比田井 僕は最後の「Y/N」という曲ですね。曲の種は昔からあって、一度違う形で演奏したことはあったんですけど、このSchool Food Punishmentというフォーマットに落としこむのがすごく大変で。それをプロデューサーの江口亮さんがアレンジしてくれる作業が感動的なくらいで。魔法でしたね。「Prog-Roid」っぽさが一番出てる曲だと思います。

オープンになることによって広がる可能性のほうにワクワクする

──School Food Punishmentは曲が映像的なのも一つの特徴ですよね。1つ1つの要素が視覚的だし、ドラマチックだから、アニメのエンディングテーマにも合うし。そういう意識はあります?

内村 江口さんが、よく「89秒のドラマ」ということを言うんです。アニメのエンディングって、89秒で終わるから。その中にドラマがないといけないと。それは本当にそう思いますね。

──そういうふうに、ほかの価値観とうまく融合させるというバンドの考え方があるから、主題歌のようなものにもすごくハマると思うんですよね。

比田井 そういうことによって広がる可能性にワクワクするというのはありますね。アニメの世界観とか、プロデューサーの江口さんやアートディレクターの河原さんの考えとか、それでSchool Food Punishmentが良くなるものなら、なんでも受け入れたいですね。

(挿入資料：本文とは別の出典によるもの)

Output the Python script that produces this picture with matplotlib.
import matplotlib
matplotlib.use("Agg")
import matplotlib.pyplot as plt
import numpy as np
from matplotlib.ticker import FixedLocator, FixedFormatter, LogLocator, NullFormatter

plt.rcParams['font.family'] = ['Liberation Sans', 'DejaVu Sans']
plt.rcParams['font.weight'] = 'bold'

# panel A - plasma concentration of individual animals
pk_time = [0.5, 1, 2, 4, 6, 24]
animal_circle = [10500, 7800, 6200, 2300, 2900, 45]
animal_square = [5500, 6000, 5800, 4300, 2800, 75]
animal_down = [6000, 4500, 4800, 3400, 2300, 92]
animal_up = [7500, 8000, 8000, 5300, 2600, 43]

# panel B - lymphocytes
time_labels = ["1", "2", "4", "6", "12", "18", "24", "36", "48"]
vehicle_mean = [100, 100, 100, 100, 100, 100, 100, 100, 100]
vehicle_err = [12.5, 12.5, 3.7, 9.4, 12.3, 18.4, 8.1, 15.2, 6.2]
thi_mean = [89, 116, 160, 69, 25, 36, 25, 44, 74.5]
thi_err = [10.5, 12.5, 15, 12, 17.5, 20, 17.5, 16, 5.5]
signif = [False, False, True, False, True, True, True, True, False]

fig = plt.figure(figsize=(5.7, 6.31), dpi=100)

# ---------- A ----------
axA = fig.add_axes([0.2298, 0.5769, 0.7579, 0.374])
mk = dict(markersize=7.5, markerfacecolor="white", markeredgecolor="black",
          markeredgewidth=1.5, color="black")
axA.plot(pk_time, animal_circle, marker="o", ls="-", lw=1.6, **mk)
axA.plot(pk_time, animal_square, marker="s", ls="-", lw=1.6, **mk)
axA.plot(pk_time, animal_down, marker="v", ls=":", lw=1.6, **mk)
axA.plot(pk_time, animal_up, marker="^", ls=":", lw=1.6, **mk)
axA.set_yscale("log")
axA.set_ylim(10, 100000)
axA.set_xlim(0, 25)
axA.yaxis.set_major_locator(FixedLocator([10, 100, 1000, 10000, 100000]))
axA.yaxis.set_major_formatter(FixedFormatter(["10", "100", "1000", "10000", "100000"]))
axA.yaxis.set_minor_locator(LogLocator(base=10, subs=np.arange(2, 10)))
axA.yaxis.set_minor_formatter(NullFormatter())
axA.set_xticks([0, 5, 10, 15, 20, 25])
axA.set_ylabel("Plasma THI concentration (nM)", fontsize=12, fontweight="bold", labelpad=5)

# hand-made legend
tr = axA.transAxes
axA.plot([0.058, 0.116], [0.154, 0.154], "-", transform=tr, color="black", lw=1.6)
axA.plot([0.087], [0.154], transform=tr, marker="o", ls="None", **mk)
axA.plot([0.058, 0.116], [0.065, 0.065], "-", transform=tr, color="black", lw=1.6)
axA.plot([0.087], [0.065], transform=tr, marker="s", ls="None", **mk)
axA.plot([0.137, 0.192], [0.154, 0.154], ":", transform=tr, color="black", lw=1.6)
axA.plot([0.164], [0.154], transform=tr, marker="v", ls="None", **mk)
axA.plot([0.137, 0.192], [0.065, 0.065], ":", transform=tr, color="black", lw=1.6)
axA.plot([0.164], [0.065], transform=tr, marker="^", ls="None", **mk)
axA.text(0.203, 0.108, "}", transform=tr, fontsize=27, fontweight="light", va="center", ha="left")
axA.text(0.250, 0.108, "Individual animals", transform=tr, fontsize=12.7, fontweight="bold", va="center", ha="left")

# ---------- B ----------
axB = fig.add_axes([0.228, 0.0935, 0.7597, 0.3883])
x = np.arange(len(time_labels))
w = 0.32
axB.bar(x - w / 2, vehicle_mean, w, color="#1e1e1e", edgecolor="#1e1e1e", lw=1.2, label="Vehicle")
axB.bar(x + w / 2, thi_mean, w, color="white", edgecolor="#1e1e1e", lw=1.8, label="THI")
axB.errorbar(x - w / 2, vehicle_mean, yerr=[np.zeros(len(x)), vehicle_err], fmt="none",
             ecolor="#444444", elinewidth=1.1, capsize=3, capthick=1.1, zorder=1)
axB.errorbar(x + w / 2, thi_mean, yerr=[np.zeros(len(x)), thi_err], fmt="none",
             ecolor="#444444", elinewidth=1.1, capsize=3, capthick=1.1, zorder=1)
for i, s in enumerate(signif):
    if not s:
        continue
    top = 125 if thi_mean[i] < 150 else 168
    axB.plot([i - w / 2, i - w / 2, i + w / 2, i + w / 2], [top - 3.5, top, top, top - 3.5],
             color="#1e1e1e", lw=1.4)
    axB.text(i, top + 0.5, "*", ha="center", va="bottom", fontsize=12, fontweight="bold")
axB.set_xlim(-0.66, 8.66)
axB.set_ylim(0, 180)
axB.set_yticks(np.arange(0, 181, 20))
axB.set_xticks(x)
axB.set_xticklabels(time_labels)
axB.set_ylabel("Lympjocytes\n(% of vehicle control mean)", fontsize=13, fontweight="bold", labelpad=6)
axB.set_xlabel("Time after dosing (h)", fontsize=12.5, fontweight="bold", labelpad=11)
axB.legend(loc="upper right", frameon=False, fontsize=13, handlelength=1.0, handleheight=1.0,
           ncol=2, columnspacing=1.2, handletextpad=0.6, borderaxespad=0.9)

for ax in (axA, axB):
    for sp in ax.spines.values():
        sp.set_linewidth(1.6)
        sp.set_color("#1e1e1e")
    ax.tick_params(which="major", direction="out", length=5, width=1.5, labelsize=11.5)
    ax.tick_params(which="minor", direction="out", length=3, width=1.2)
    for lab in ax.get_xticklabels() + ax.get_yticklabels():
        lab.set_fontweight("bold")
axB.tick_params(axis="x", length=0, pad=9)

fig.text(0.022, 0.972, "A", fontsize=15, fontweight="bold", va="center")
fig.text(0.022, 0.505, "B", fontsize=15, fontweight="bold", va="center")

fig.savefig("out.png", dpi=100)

ニューアルバム「Prog-Roid」 / 2011年7月13日発売 / Epic Records

  • 初回限定盤[CD+DVD] / 3500円(税込) / ESCL-37070~3708 / Amazon.co.jpへ
  • 通常盤[CD] / 3059円(税込) / ESCL-3709 / Amazon.co.jpへ
CD収録曲
  1. free quiet
  2. RPG
  3. in bloom
  4. ウツロウ、サンガツ
  5. are
  6. Ura Omote
  7. ハレーション
  8. flashback trip syndrome
  9. Y/N
DVD収録曲
  1. RPG
  2. Slide show
  3. in bloom
School Food Punishment(すくーるふーどぱにっしゅめんと)

2004年10月に結成された、内村友美(Vo)、蓮尾理之(Syn)、山崎英明(B)、比田井修(Dr)からなる4人組ロックバンド。2007年4月に1stミニアルバム「school food is good food」を発表し、音源制作と並行して、ワンマンライブや全国ツアーなどライブ活動も精力的に行う。2008年12月に発売した3rdミニアルバム「Riff-rain」はタワーレコードインディーズウィークリーチャートで1位を記録した。2009年3月に発表されたJUDY AND MARYのトリビュートアルバムでは「Brand New Wave Upper Ground」をカバ—し話題となった。 同年5月にシングル「futuristic imagination」でメジャーデビューを果たす。「futuristic imagination」や「light prayer」「future nova」「after laughter」といったシングル曲はアニメ「東のエデン」のテーマ曲に選ばれ、大きな注目を集めた。2011年5月には約1年ぶりの音源となるシングル「RPG」を発売。7月に2ndアルバム「Prog-Roid」をリリースする。